In weight studies the evidence demonstrates that married people tend to gain weight and those getting divorced lose weight. That would seem counter-intuitive if one considers the turmoil and stress created in a divorce. Shouldn’t happy people who are supported by a spouse have the ability to better focus on a weight-loss goal?
The marriage-divorce studies may demonstrate more clearly the emotional motivation related to weight gain and weight loss. Married people have the same number of rational reasons to stay fit, but the recently divorced have strong emotional reasons to get in shape…be it revenge, finding a new love, turning a new page. And, anyone who has experienced a divorce or break-up can attest that those are more powerful motivators than just wanting to fit into your jeans.
If we look beyond relationship factor, we may discover why some people maintain a healthy level of fitness and others do not. Since we all have the same “rational” reasons to stay fit, there must be an emotional component to exercise and eating “right.” Most likely, “fit people, have better emotional motivators. Perhaps they have emotional strategies that equate to going to a wedding every weekend or having a first date lined up. Perhaps they find enjoyment in the exercise time and process. They may focus more on the feeling of being fit than how they look or the health benefits. They may simply be addicted to the endorphin release exercise creates. But again…these are all emotional motivators.
We see a similar trend in smoking cessation. Smokers understand the risks related to the behavior. Any rational person can reach the conclusion that smoking is harmful at best and deadly at worst. Most smokers use a variety of methods to quit and in most cases it takes several attempts and years to stop. Few smokers will opt for the “cold turkey” route. Yet, there is one group of smokers who have a very high success rate, little recidivism and use the cold turkey method. Smokers who survive heart attacks are very effective at quitting. It’s not that they have more information than those still smoking. Their will-power comes from an emotional motivator—fear of death…specifically their own.
Whether your goal is to write a book, lose weight, grow your business or advance your education, it appears that in addition to your strategic, cognitive goal list you need to develop sound emotional reasons to reach your objectives.

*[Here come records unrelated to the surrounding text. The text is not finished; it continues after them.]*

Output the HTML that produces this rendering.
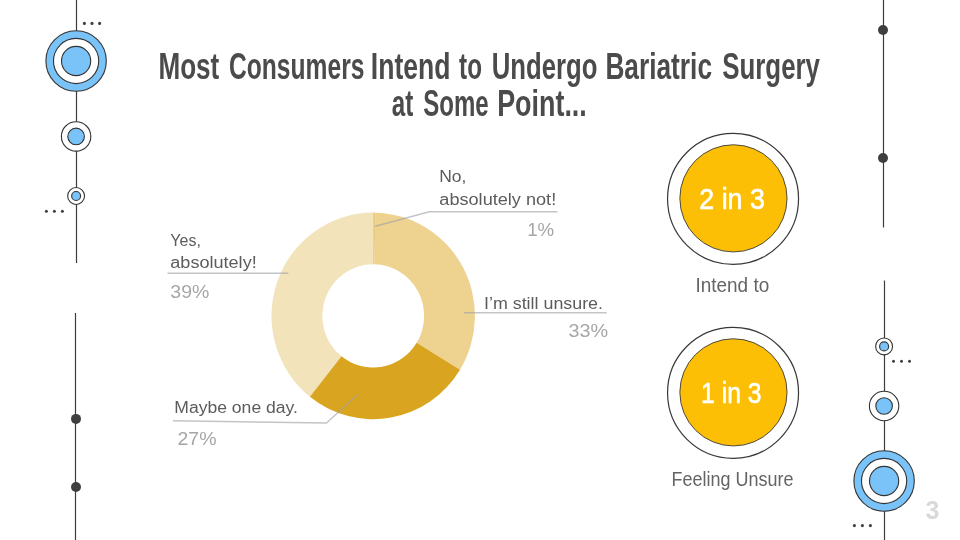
<!DOCTYPE html>
<html lang="en">
<head>
<meta charset="utf-8">
<title>Most Consumers Intend to Undergo Bariatric Surgery at Some Point...</title>
<style>
  html, body { margin: 0; padding: 0; background: #ffffff; }
  body { width: 960px; height: 540px; overflow: hidden; position: relative; }
  svg { position: absolute; left: 0; top: 0; display: block; }
  text { font-family: "Liberation Sans", sans-serif; }
  .title { font-weight: bold; font-size: 37px; fill: #4b4b4b; }
  .lbl { font-size: 16px; fill: #5c5c5c; }
  .pct { font-size: 17.7px; fill: #a6a6a6; }
  .big { font-size: 30px; fill: #ffffff; stroke: #ffffff; stroke-width: 0.6; }
  .cap { font-size: 20px; fill: #646464; }
  .num { font-size: 25px; font-weight: bold; fill: #d9d9d9; }
  .ln { stroke: #3c3c3c; stroke-width: 1.2; fill: none; }
  .rb { fill: #79c3f8; stroke: #333333; stroke-width: 1.1; }
  .rw { fill: #ffffff; stroke: #333333; stroke-width: 1.1; }
  .dot { fill: #3f3f3f; }
  .lead { stroke: #9da1a6; stroke-opacity: 0.62; stroke-width: 1.4; fill: none; }
</style>
</head>
<body>
<svg width="960" height="540" viewBox="0 0 960 540">
  <rect x="0" y="0" width="960" height="540" fill="#ffffff"/>

  <!-- left decoration -->
  <g id="deco-left">
    <line class="ln" x1="76.5" y1="0" x2="76.5" y2="263"/>
    <circle class="rb" cx="76.1" cy="61" r="30.2"/>
    <circle class="rw" cx="76.1" cy="61" r="22.6"/>
    <circle class="rb" cx="76.1" cy="61" r="14.6"/>
    <circle class="rw" cx="76.1" cy="136.4" r="14.7"/>
    <circle class="rb" cx="76.1" cy="136.4" r="8.3"/>
    <circle class="rw" cx="76.1" cy="196" r="8.45"/>
    <circle class="rb" cx="76.1" cy="196" r="4.45"/>
    <circle class="dot" cx="84.4" cy="23.4" r="1.55"/><circle class="dot" cx="92" cy="23.4" r="1.55"/><circle class="dot" cx="99.6" cy="23.4" r="1.55"/>
    <circle class="dot" cx="46.4" cy="211.3" r="1.5"/><circle class="dot" cx="54.4" cy="211.3" r="1.5"/><circle class="dot" cx="62.4" cy="211.3" r="1.5"/>
    <line class="ln" x1="75.5" y1="313" x2="75.5" y2="540"/>
    <circle class="dot" cx="76" cy="418.9" r="5"/>
    <circle class="dot" cx="76" cy="487" r="5"/>
  </g>

  <!-- right decoration -->
  <g id="deco-right">
    <line class="ln" x1="883.5" y1="0" x2="883.5" y2="227.5"/>
    <circle class="dot" cx="883" cy="30" r="5"/>
    <circle class="dot" cx="883" cy="158" r="5"/>
    <line class="ln" x1="884.5" y1="280.5" x2="884.5" y2="540"/>
    <circle class="rw" cx="884.1" cy="346.4" r="8.45"/>
    <circle class="rb" cx="884.1" cy="346.4" r="4.5"/>
    <circle class="rw" cx="884.1" cy="406" r="14.7"/>
    <circle class="rb" cx="884.1" cy="406" r="8.3"/>
    <circle class="rb" cx="884.1" cy="481" r="30.2"/>
    <circle class="rw" cx="884.1" cy="481" r="22.6"/>
    <circle class="rb" cx="884.1" cy="481" r="14.6"/>
    <circle class="dot" cx="893.5" cy="361.3" r="1.5"/><circle class="dot" cx="901.5" cy="361.3" r="1.5"/><circle class="dot" cx="909.5" cy="361.3" r="1.5"/>
    <circle class="dot" cx="854.4" cy="525.6" r="1.55"/><circle class="dot" cx="862.4" cy="525.6" r="1.55"/><circle class="dot" cx="870.4" cy="525.6" r="1.55"/>
  </g>

  <!-- title -->
  <text class="title" y="78.5"><tspan x="158.4" textLength="60.9" lengthAdjust="spacingAndGlyphs">Most</tspan> <tspan x="229.0" textLength="135.4" lengthAdjust="spacingAndGlyphs">Consumers</tspan> <tspan x="370.8" textLength="79.7" lengthAdjust="spacingAndGlyphs">Intend</tspan> <tspan x="459.1" textLength="22.9" lengthAdjust="spacingAndGlyphs">to</tspan> <tspan x="491.7" textLength="105.8" lengthAdjust="spacingAndGlyphs">Undergo</tspan> <tspan x="605.4" textLength="106.6" lengthAdjust="spacingAndGlyphs">Bariatric</tspan> <tspan x="722.2" textLength="97.8" lengthAdjust="spacingAndGlyphs">Surgery</tspan></text>
  <text class="title" y="115.7"><tspan x="391.8" textLength="21.5" lengthAdjust="spacingAndGlyphs">at</tspan> <tspan x="423.2" textLength="65.4" lengthAdjust="spacingAndGlyphs">Some</tspan> <tspan x="497.2" textLength="89.6" lengthAdjust="spacingAndGlyphs">Point...</tspan></text>

  <!-- donut chart -->
  <g id="donut">
    <path id="seg39" d="M309.89,396.74 A101.7,103.3 0 0 1 373.20,212.60 L373.20,264.20 A50.9,51.7 0 0 0 341.51,356.36 Z" fill="#f3e3bb"/>
    <path id="seg33" d="M375.51,212.63 A101.7,103.3 0 0 1 460.01,369.72 L416.65,342.84 A50.9,51.7 0 0 0 374.35,264.21 Z" fill="#eed290"/>
    <path id="seg27" d="M460.01,369.72 A101.7,103.3 0 0 1 309.89,396.74 L341.51,356.36 A50.9,51.7 0 0 0 416.65,342.84 Z" fill="#d9a521"/>
    <path id="seg1" d="M373.20,212.60 A101.7,103.3 0 0 1 375.51,212.63 L374.35,264.21 A50.9,51.7 0 0 0 373.20,264.20 Z"  fill="#e8c77b"/>
  </g>

  <!-- leader lines -->
  <polyline class="lead" points="167.5,273.3 288.3,273.3"/>
  <polyline class="lead" points="375.2,226.3 429.4,211.7 557.5,211.7"/>
  <polyline class="lead" points="464,312.7 606.7,312.7"/>
  <polyline class="lead" points="172.9,420.8 326.5,423 358.3,393.9"/>

  <!-- labels -->
  <text class="lbl" x="170.3" y="245.5">Yes,</text>
  <text class="lbl" x="170.3" y="268.3" textLength="86.4" lengthAdjust="spacingAndGlyphs">absolutely!</text>
  <text class="pct" x="170.3" y="298" textLength="39" lengthAdjust="spacingAndGlyphs">39%</text>

  <text class="lbl" x="439.2" y="182.3" textLength="27.2" lengthAdjust="spacingAndGlyphs">No,</text>
  <text class="lbl" x="439.3" y="205.4" textLength="116.9" lengthAdjust="spacingAndGlyphs">absolutely not!</text>
  <text class="pct" x="527.2" y="236" textLength="27" lengthAdjust="spacingAndGlyphs">1%</text>

  <text class="lbl" x="484" y="308.7" textLength="119" lengthAdjust="spacingAndGlyphs">I’m still unsure.</text>
  <text class="pct" x="568.4" y="336.7" textLength="39.6" lengthAdjust="spacingAndGlyphs">33%</text>

  <text class="lbl" x="174.3" y="412.7" textLength="123.6" lengthAdjust="spacingAndGlyphs">Maybe one day.</text>
  <text class="pct" x="177.5" y="445" textLength="39" lengthAdjust="spacingAndGlyphs">27%</text>

  <!-- stat circles -->
  <circle cx="733.05" cy="198.85" r="65.5" fill="#ffffff" stroke="#383838" stroke-width="1.2"/>
  <circle cx="733.45" cy="198.35" r="53.6" fill="#fdbf05" stroke="#3a3a3a" stroke-width="0.9"/>
  <text class="big" x="699.3" y="209.1" textLength="65.5" lengthAdjust="spacingAndGlyphs">2 in 3</text>
  <text class="cap" x="695.4" y="291.6" textLength="73.8" lengthAdjust="spacingAndGlyphs">Intend to</text>

  <circle cx="733.05" cy="392.85" r="65.5" fill="#ffffff" stroke="#383838" stroke-width="1.2"/>
  <circle cx="733.45" cy="392.35" r="53.6" fill="#fdbf05" stroke="#3a3a3a" stroke-width="0.9"/>
  <text class="big" x="701.1" y="403.3" textLength="60.3" lengthAdjust="spacingAndGlyphs">1 in 3</text>
  <text class="cap" x="671.6" y="485.5" textLength="121.9" lengthAdjust="spacingAndGlyphs">Feeling Unsure</text>

  <!-- page number -->
  <text class="num" x="925.5" y="519">3</text>
</svg>
</body>
</html>
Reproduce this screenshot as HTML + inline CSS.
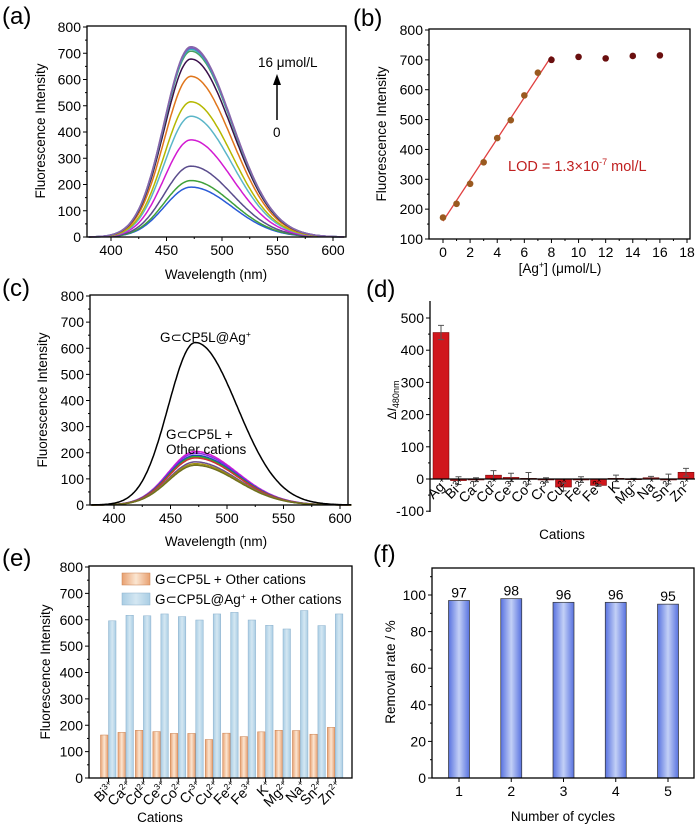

Not reasons that make “sense” but reasons that make you “feel good.” It may be more advantageous not to focus on a bigger pay check, but on how the achievement will make you feel. Forget about losing weight to fit a pants size, instead imagine going to the beach with a body you don’t feel the need to hide under a big beach towel. Don’t worry about how to publish, market or sell the book, just write it.
I think it all boils down to something we often discuss on this blog…passion. Find the passion, write the steps to achieve the dream, and keep those things top of mind…or in simpler terms…turn your to-do’s into desires.